*Task directions*
Reproduce the whole listing, character for character.

*Given material*
#####

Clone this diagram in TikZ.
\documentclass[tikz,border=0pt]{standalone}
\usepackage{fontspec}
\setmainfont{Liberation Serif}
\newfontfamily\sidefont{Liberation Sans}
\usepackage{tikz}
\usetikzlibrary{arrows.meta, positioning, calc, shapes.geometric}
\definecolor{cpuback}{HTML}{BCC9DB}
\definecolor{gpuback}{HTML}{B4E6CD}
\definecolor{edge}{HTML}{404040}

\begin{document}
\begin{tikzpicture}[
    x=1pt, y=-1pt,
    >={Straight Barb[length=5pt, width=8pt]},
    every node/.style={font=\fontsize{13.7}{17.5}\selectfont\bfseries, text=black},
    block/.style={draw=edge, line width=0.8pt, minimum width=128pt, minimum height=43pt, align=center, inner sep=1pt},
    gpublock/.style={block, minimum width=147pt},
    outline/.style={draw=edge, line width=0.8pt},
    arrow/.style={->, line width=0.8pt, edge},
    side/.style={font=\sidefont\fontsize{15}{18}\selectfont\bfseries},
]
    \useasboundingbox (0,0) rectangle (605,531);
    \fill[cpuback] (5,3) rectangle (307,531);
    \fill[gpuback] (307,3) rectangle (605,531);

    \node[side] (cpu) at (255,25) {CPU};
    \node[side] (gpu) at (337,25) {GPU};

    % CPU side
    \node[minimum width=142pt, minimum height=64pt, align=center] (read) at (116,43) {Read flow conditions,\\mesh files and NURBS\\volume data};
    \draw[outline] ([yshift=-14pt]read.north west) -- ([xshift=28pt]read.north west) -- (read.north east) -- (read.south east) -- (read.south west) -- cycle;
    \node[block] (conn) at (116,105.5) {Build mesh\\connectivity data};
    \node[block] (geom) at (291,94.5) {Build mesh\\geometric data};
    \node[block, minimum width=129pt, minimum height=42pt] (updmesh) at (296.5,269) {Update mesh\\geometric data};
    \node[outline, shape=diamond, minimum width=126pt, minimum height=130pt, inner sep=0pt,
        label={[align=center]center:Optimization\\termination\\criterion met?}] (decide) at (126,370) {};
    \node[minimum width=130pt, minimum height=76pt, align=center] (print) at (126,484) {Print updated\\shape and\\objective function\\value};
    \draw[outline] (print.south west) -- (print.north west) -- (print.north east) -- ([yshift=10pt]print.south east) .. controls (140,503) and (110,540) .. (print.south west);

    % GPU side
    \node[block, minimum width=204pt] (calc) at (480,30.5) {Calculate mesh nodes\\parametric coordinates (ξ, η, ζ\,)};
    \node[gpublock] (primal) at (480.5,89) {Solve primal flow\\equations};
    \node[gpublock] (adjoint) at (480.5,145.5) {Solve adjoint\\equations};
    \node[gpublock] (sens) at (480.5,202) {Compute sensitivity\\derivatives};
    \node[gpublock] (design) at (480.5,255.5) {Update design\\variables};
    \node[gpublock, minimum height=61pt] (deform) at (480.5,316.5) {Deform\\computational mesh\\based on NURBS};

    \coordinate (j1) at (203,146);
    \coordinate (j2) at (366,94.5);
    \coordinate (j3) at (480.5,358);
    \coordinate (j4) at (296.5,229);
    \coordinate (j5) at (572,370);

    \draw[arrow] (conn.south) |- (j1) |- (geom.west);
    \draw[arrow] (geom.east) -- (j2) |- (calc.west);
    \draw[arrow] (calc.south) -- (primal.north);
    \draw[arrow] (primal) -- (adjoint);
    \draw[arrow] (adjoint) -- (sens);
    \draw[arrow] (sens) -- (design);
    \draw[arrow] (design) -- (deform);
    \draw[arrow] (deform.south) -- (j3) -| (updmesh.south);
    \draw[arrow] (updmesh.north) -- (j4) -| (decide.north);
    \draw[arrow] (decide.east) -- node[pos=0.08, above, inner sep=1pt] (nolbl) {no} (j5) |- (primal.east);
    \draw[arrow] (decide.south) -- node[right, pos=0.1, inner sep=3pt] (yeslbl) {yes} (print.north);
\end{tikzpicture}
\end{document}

#####

*Solution*
Clone this diagram in TikZ.
\documentclass[tikz,border=0pt]{standalone}
\usepackage{fontspec}
\setmainfont{Liberation Serif}
\newfontfamily\sidefont{Liberation Sans}
\usepackage{tikz}
\usetikzlibrary{arrows.meta, positioning, calc, shapes.geometric}
\definecolor{cpuback}{HTML}{BCC9DB}
\definecolor{gpuback}{HTML}{B4E6CD}
\definecolor{edge}{HTML}{404040}

\begin{document}
\begin{tikzpicture}[
    x=1pt, y=-1pt,
    >={Straight Barb[length=5pt, width=8pt]},
    every node/.style={font=\fontsize{13.7}{17.5}\selectfont\bfseries, text=black},
    block/.style={draw=edge, line width=0.8pt, minimum width=128pt, minimum height=43pt, align=center, inner sep=1pt},
    gpublock/.style={block, minimum width=147pt},
    outline/.style={draw=edge, line width=0.8pt},
    arrow/.style={->, line width=0.8pt, edge},
    side/.style={font=\sidefont\fontsize{15}{18}\selectfont\bfseries},
]
    \useasboundingbox (0,0) rectangle (605,531);
    \fill[cpuback] (5,3) rectangle (307,531);
    \fill[gpuback] (307,3) rectangle (605,531);

    \node[side] (cpu) at (255,25) {CPU};
    \node[side] (gpu) at (337,25) {GPU};

    % CPU side
    \node[minimum width=142pt, minimum height=64pt, align=center] (read) at (116,43) {Read flow conditions,\\mesh files and NURBS\\volume data};
    \draw[outline] ([yshift=-14pt]read.north west) -- ([xshift=28pt]read.north west) -- (read.north east) -- (read.south east) -- (read.south west) -- cycle;
    \node[block] (conn) at (116,105.5) {Build mesh\\connectivity data};
    \node[block] (geom) at (291,94.5) {Build mesh\\geometric data};
    \node[block, minimum width=129pt, minimum height=42pt] (updmesh) at (296.5,269) {Update mesh\\geometric data};
    \node[outline, shape=diamond, minimum width=126pt, minimum height=130pt, inner sep=0pt,
        label={[align=center]center:Optimization\\termination\\criterion met?}] (decide) at (126,370) {};
    \node[minimum width=130pt, minimum height=76pt, align=center] (print) at (126,484) {Print updated\\shape and\\objective function\\value};
    \draw[outline] (print.south west) -- (print.north west) -- (print.north east) -- ([yshift=10pt]print.south east) .. controls (140,503) and (110,540) .. (print.south west);

    % GPU side
    \node[block, minimum width=204pt] (calc) at (480,30.5) {Calculate mesh nodes\\parametric coordinates (ξ, η, ζ\,)};
    \node[gpublock] (primal) at (480.5,89) {Solve primal flow\\equations};
    \node[gpublock] (adjoint) at (480.5,145.5) {Solve adjoint\\equations};
    \node[gpublock] (sens) at (480.5,202) {Compute sensitivity\\derivatives};
    \node[gpublock] (design) at (480.5,255.5) {Update design\\variables};
    \node[gpublock, minimum height=61pt] (deform) at (480.5,316.5) {Deform\\computational mesh\\based on NURBS};

    \coordinate (j1) at (203,146);
    \coordinate (j2) at (366,94.5);
    \coordinate (j3) at (480.5,358);
    \coordinate (j4) at (296.5,229);
    \coordinate (j5) at (572,370);

    \draw[arrow] (conn.south) |- (j1) |- (geom.west);
    \draw[arrow] (geom.east) -- (j2) |- (calc.west);
    \draw[arrow] (calc.south) -- (primal.north);
    \draw[arrow] (primal) -- (adjoint);
    \draw[arrow] (adjoint) -- (sens);
    \draw[arrow] (sens) -- (design);
    \draw[arrow] (design) -- (deform);
    \draw[arrow] (deform.south) -- (j3) -| (updmesh.south);
    \draw[arrow] (updmesh.north) -- (j4) -| (decide.north);
    \draw[arrow] (decide.east) -- node[pos=0.08, above, inner sep=1pt] (nolbl) {no} (j5) |- (primal.east);
    \draw[arrow] (decide.south) -- node[right, pos=0.1, inner sep=3pt] (yeslbl) {yes} (print.north);
\end{tikzpicture}
\end{document}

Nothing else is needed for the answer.